• **Stated task**: Give every line back verbatim, dropping all images.

[start]

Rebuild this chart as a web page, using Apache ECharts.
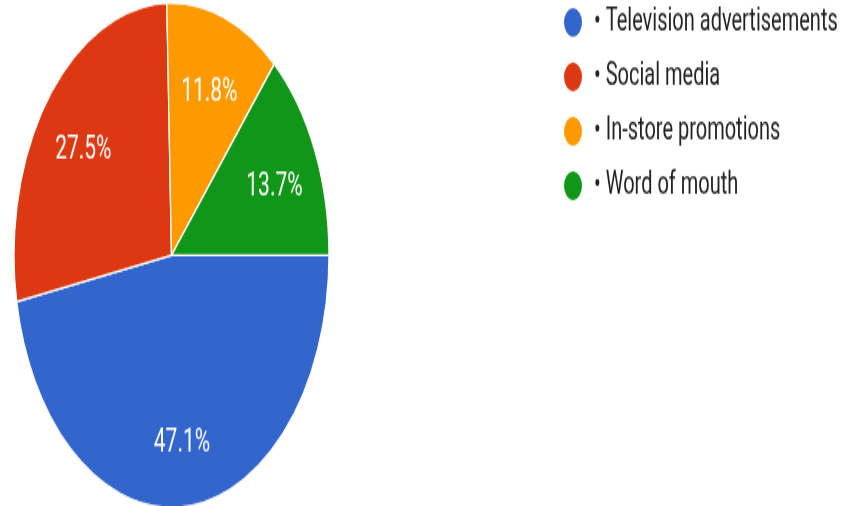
<!DOCTYPE html>
<html>
<head>
<meta charset="utf-8">
<script src="https://cdn.jsdelivr.net/npm/echarts@6/dist/echarts.min.js"></script>
<style>
  html, body { margin: 0; padding: 0; background: #fff; overflow: hidden; }
  /* chart drawn at a compact height, then stretched vertically */
  #wrap { width: 854px; height: 506px; overflow: hidden; }
  #chart { width: 854px; height: 316px; transform: scaleY(1.6013); transform-origin: 0 0; }
</style>
</head>
<body>
<div id="wrap"><div id="chart"></div></div>
<script>
// Channel shares (percent of responses)
const categories = ['Television advertisements', 'Social media', 'In-store promotions', 'Word of mouth'];
const shares = [47.1, 27.5, 11.8, 13.7];

const palette = ['#3366cc', '#dc3912', '#ff9900', '#109618'];

const slices = categories.map((name, i) => ({ name: name, value: shares[i] }));

const chart = echarts.init(document.getElementById('chart'), null, { renderer: 'canvas' });

const R = 157.5;
const center = [171.5, 159.4];

chart.setOption({
  animation: false,
  color: palette,
  legend: {
    orient: 'vertical',
    left: 562,
    top: 3,
    padding: 0,
    icon: 'circle',
    itemWidth: 20,
    itemHeight: 20,
    itemGap: 12,
    formatter: '• {name}',
    textStyle: { fontFamily: 'Roboto', fontSize: 20, color: '#222222', padding: [0, 0, 0, 6] },
    selectedMode: false,
    data: categories
  },
  series: [
    {
      // filled wedges
      type: 'pie',
      center: center,
      radius: [0, R],
      startAngle: 0,
      clockwise: true,
      silent: true,
      label: { show: false },
      labelLine: { show: false },
      itemStyle: { borderColor: '#ffffff', borderWidth: 1.3 },
      data: slices
    },
    {
      // percentage labels, placed part-way out toward the rim
      type: 'pie',
      center: center,
      radius: [R * 0.4, R],
      startAngle: 0,
      clockwise: true,
      silent: true,
      legendHoverLink: false,
      itemStyle: { color: 'rgba(0,0,0,0)', borderWidth: 0 },
      labelLine: { show: false },
      label: {
        show: true,
        position: 'inside',
        offset: [0, 5],
        formatter: p => p.value.toFixed(1) + '%',
        fontFamily: 'Roboto',
        fontSize: 21,
        color: '#ffffff'
      },
      data: slices
    }
  ]
});
</script>
</body>
</html>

[end]

• **Written response**:
Rebuild this chart as a web page, using Apache ECharts.
<!DOCTYPE html>
<html>
<head>
<meta charset="utf-8">
<script src="https://cdn.jsdelivr.net/npm/echarts@6/dist/echarts.min.js"></script>
<style>
  html, body { margin: 0; padding: 0; background: #fff; overflow: hidden; }
  /* chart drawn at a compact height, then stretched vertically */
  #wrap { width: 854px; height: 506px; overflow: hidden; }
  #chart { width: 854px; height: 316px; transform: scaleY(1.6013); transform-origin: 0 0; }
</style>
</head>
<body>
<div id="wrap"><div id="chart"></div></div>
<script>
// Channel shares (percent of responses)
const categories = ['Television advertisements', 'Social media', 'In-store promotions', 'Word of mouth'];
const shares = [47.1, 27.5, 11.8, 13.7];

const palette = ['#3366cc', '#dc3912', '#ff9900', '#109618'];

const slices = categories.map((name, i) => ({ name: name, value: shares[i] }));

const chart = echarts.init(document.getElementById('chart'), null, { renderer: 'canvas' });

const R = 157.5;
const center = [171.5, 159.4];

chart.setOption({
  animation: false,
  color: palette,
  legend: {
    orient: 'vertical',
    left: 562,
    top: 3,
    padding: 0,
    icon: 'circle',
    itemWidth: 20,
    itemHeight: 20,
    itemGap: 12,
    formatter: '• {name}',
    textStyle: { fontFamily: 'Roboto', fontSize: 20, color: '#222222', padding: [0, 0, 0, 6] },
    selectedMode: false,
    data: categories
  },
  series: [
    {
      // filled wedges
      type: 'pie',
      center: center,
      radius: [0, R],
      startAngle: 0,
      clockwise: true,
      silent: true,
      label: { show: false },
      labelLine: { show: false },
      itemStyle: { borderColor: '#ffffff', borderWidth: 1.3 },
      data: slices
    },
    {
      // percentage labels, placed part-way out toward the rim
      type: 'pie',
      center: center,
      radius: [R * 0.4, R],
      startAngle: 0,
      clockwise: true,
      silent: true,
      legendHoverLink: false,
      itemStyle: { color: 'rgba(0,0,0,0)', borderWidth: 0 },
      labelLine: { show: false },
      label: {
        show: true,
        position: 'inside',
        offset: [0, 5],
        formatter: p => p.value.toFixed(1) + '%',
        fontFamily: 'Roboto',
        fontSize: 21,
        color: '#ffffff'
      },
      data: slices
    }
  ]
});
</script>
</body>
</html>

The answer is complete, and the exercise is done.